Stage Component Description
0 VbpReader + CsprojWriter Reads .vbp project, classifies source files, writes SDK .csproj
1 Lexer Hand-written VB6 tokeniser; enforces Option Explicit
2 Parser Recursive descent, produces 59-node typed AST
3 Analyser + CollectionTypeInferrer Symbol table, type resolution, property grouping, Collection element inference
Map builders (Program.cs) Six cross-module maps linking all 3+ modules
4 Transformer Type normalisation + structured error-handling conversion
5 CodeGenerator AST → C# source text with all cross-module resolution
6 Roslyn formatter (Planned) Normalise whitespace and style

Key design decisions

  • No external parser library. Pure hand-written C# recursive descent — no ANTLR, no YAML, no Java toolchain.

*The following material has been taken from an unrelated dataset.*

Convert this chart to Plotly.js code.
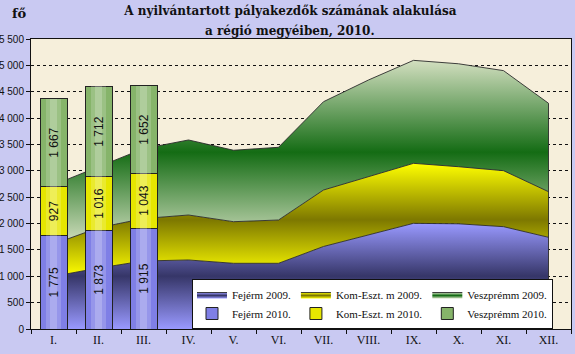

  • Records for all AST nodes. abstract record AstNode gives free value equality and clean with-expression transforms.
  • CallOrIndexNode ambiguity resolved in Stage 3. foo(x) is lexically ambiguous between a call and an array index; the symbol table resolves it.
  • Error handling pattern detection. Seven structural checks validate the canonical On Error GoTo / cleanup label / error label shape before converting. Patterns that fail any check are preserved as comments.
  • GoTo ErrorHandlerthrow new Exception(). Recursive replacement of GoTo errLabel nodes inside the try body; handles the common VB6 validation pattern (If condition Then GoTo ErrorHandler).
  • Cross-module maps. Six maps built once after Stage 3 and passed into Stage 5 to resolve enum members, parameter modes, collection types, and field types across all modules without a global type registry.